__Dataset extract__:
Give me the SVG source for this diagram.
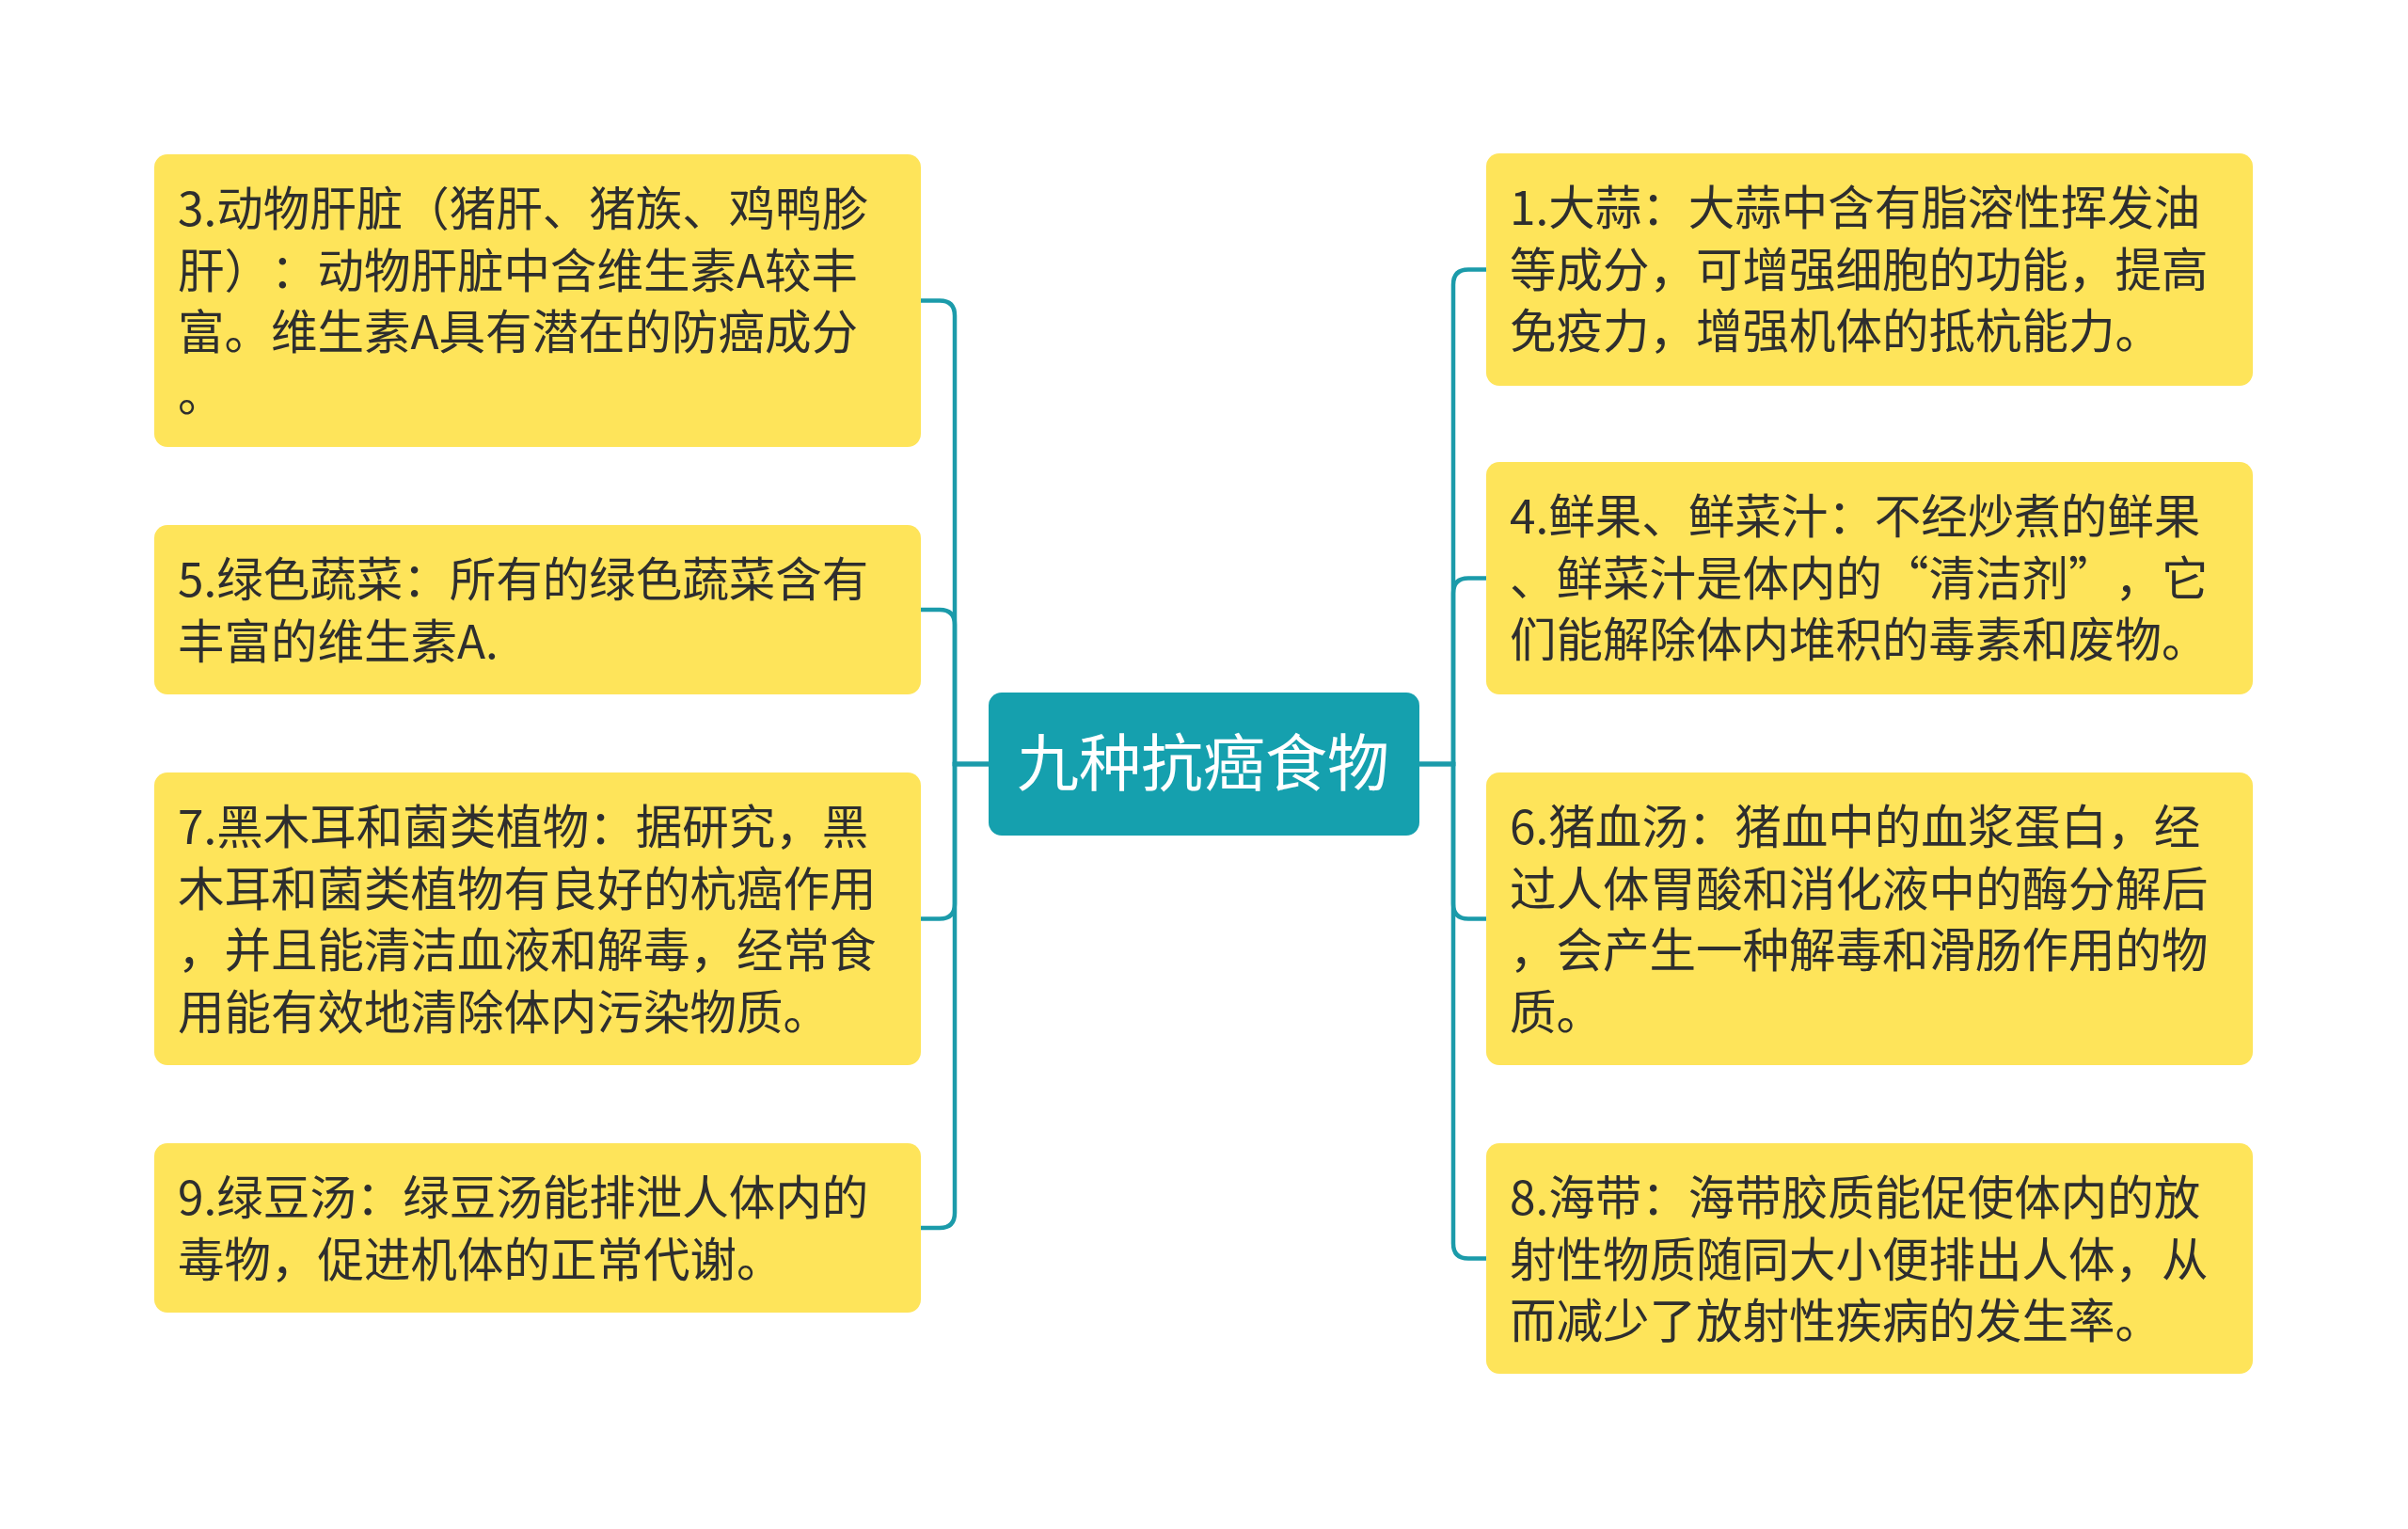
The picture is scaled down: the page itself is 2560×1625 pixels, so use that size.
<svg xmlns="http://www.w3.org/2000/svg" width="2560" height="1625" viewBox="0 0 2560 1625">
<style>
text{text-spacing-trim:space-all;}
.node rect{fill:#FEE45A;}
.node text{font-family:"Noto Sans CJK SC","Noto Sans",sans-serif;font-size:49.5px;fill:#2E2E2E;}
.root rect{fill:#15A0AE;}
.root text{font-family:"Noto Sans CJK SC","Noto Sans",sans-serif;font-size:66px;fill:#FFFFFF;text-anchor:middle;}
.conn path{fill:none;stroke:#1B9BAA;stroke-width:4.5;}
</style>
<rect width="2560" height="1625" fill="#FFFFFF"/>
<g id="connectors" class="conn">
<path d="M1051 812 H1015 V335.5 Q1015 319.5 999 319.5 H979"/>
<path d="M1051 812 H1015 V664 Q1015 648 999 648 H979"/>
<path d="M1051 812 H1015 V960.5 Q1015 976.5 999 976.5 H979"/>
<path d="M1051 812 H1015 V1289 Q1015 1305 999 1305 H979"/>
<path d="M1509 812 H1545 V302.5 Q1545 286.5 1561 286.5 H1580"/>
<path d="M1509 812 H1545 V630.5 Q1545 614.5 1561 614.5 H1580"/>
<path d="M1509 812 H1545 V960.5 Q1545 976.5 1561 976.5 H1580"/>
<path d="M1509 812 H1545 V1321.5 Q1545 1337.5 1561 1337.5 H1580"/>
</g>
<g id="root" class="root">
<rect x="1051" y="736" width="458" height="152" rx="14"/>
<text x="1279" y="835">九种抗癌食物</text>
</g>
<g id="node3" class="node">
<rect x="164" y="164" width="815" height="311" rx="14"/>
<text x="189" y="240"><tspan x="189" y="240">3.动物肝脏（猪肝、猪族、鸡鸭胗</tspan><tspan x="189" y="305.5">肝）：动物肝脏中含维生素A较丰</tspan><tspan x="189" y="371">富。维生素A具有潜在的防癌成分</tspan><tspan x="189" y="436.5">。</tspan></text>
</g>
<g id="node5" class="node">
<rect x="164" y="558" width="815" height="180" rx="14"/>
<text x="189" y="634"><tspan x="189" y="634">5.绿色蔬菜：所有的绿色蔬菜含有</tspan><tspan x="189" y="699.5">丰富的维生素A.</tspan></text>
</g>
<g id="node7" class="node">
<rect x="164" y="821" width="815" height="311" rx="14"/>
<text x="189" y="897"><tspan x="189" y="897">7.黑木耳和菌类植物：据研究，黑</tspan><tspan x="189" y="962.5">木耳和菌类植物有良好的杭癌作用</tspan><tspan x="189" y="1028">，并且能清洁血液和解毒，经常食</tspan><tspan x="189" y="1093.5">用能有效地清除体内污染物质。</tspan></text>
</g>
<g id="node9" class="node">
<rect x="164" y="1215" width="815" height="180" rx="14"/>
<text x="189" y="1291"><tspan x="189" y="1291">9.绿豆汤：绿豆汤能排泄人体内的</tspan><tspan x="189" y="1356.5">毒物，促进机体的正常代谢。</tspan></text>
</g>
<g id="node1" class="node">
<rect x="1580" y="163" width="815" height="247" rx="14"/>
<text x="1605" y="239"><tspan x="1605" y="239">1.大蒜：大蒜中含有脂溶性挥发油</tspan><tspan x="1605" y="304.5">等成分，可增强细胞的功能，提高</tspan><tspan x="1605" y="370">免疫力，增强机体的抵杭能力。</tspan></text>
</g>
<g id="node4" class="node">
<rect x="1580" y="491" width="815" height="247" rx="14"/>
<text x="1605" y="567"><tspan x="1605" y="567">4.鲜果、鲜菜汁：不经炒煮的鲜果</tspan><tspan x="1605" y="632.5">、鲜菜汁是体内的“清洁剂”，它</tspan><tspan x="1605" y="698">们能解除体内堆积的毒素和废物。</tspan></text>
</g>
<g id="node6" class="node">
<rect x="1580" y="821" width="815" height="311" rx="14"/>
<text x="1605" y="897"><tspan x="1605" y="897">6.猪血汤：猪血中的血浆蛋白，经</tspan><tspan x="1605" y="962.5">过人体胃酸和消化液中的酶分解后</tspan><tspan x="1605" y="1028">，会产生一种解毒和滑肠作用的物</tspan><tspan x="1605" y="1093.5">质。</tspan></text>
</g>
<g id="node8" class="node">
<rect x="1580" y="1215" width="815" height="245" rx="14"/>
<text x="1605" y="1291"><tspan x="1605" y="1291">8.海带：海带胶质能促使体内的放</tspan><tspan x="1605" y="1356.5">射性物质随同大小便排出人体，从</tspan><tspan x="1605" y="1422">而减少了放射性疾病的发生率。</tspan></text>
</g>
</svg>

__Stated problem__: Drop the images and repeat the data exactly.

__Solved exercise__:
Give me the SVG source for this diagram.
The picture is scaled down: the page itself is 2560×1625 pixels, so use that size.
<svg xmlns="http://www.w3.org/2000/svg" width="2560" height="1625" viewBox="0 0 2560 1625">
<style>
text{text-spacing-trim:space-all;}
.node rect{fill:#FEE45A;}
.node text{font-family:"Noto Sans CJK SC","Noto Sans",sans-serif;font-size:49.5px;fill:#2E2E2E;}
.root rect{fill:#15A0AE;}
.root text{font-family:"Noto Sans CJK SC","Noto Sans",sans-serif;font-size:66px;fill:#FFFFFF;text-anchor:middle;}
.conn path{fill:none;stroke:#1B9BAA;stroke-width:4.5;}
</style>
<rect width="2560" height="1625" fill="#FFFFFF"/>
<g id="connectors" class="conn">
<path d="M1051 812 H1015 V335.5 Q1015 319.5 999 319.5 H979"/>
<path d="M1051 812 H1015 V664 Q1015 648 999 648 H979"/>
<path d="M1051 812 H1015 V960.5 Q1015 976.5 999 976.5 H979"/>
<path d="M1051 812 H1015 V1289 Q1015 1305 999 1305 H979"/>
<path d="M1509 812 H1545 V302.5 Q1545 286.5 1561 286.5 H1580"/>
<path d="M1509 812 H1545 V630.5 Q1545 614.5 1561 614.5 H1580"/>
<path d="M1509 812 H1545 V960.5 Q1545 976.5 1561 976.5 H1580"/>
<path d="M1509 812 H1545 V1321.5 Q1545 1337.5 1561 1337.5 H1580"/>
</g>
<g id="root" class="root">
<rect x="1051" y="736" width="458" height="152" rx="14"/>
<text x="1279" y="835">九种抗癌食物</text>
</g>
<g id="node3" class="node">
<rect x="164" y="164" width="815" height="311" rx="14"/>
<text x="189" y="240"><tspan x="189" y="240">3.动物肝脏（猪肝、猪族、鸡鸭胗</tspan><tspan x="189" y="305.5">肝）：动物肝脏中含维生素A较丰</tspan><tspan x="189" y="371">富。维生素A具有潜在的防癌成分</tspan><tspan x="189" y="436.5">。</tspan></text>
</g>
<g id="node5" class="node">
<rect x="164" y="558" width="815" height="180" rx="14"/>
<text x="189" y="634"><tspan x="189" y="634">5.绿色蔬菜：所有的绿色蔬菜含有</tspan><tspan x="189" y="699.5">丰富的维生素A.</tspan></text>
</g>
<g id="node7" class="node">
<rect x="164" y="821" width="815" height="311" rx="14"/>
<text x="189" y="897"><tspan x="189" y="897">7.黑木耳和菌类植物：据研究，黑</tspan><tspan x="189" y="962.5">木耳和菌类植物有良好的杭癌作用</tspan><tspan x="189" y="1028">，并且能清洁血液和解毒，经常食</tspan><tspan x="189" y="1093.5">用能有效地清除体内污染物质。</tspan></text>
</g>
<g id="node9" class="node">
<rect x="164" y="1215" width="815" height="180" rx="14"/>
<text x="189" y="1291"><tspan x="189" y="1291">9.绿豆汤：绿豆汤能排泄人体内的</tspan><tspan x="189" y="1356.5">毒物，促进机体的正常代谢。</tspan></text>
</g>
<g id="node1" class="node">
<rect x="1580" y="163" width="815" height="247" rx="14"/>
<text x="1605" y="239"><tspan x="1605" y="239">1.大蒜：大蒜中含有脂溶性挥发油</tspan><tspan x="1605" y="304.5">等成分，可增强细胞的功能，提高</tspan><tspan x="1605" y="370">免疫力，增强机体的抵杭能力。</tspan></text>
</g>
<g id="node4" class="node">
<rect x="1580" y="491" width="815" height="247" rx="14"/>
<text x="1605" y="567"><tspan x="1605" y="567">4.鲜果、鲜菜汁：不经炒煮的鲜果</tspan><tspan x="1605" y="632.5">、鲜菜汁是体内的“清洁剂”，它</tspan><tspan x="1605" y="698">们能解除体内堆积的毒素和废物。</tspan></text>
</g>
<g id="node6" class="node">
<rect x="1580" y="821" width="815" height="311" rx="14"/>
<text x="1605" y="897"><tspan x="1605" y="897">6.猪血汤：猪血中的血浆蛋白，经</tspan><tspan x="1605" y="962.5">过人体胃酸和消化液中的酶分解后</tspan><tspan x="1605" y="1028">，会产生一种解毒和滑肠作用的物</tspan><tspan x="1605" y="1093.5">质。</tspan></text>
</g>
<g id="node8" class="node">
<rect x="1580" y="1215" width="815" height="245" rx="14"/>
<text x="1605" y="1291"><tspan x="1605" y="1291">8.海带：海带胶质能促使体内的放</tspan><tspan x="1605" y="1356.5">射性物质随同大小便排出人体，从</tspan><tspan x="1605" y="1422">而减少了放射性疾病的发生率。</tspan></text>
</g>
</svg>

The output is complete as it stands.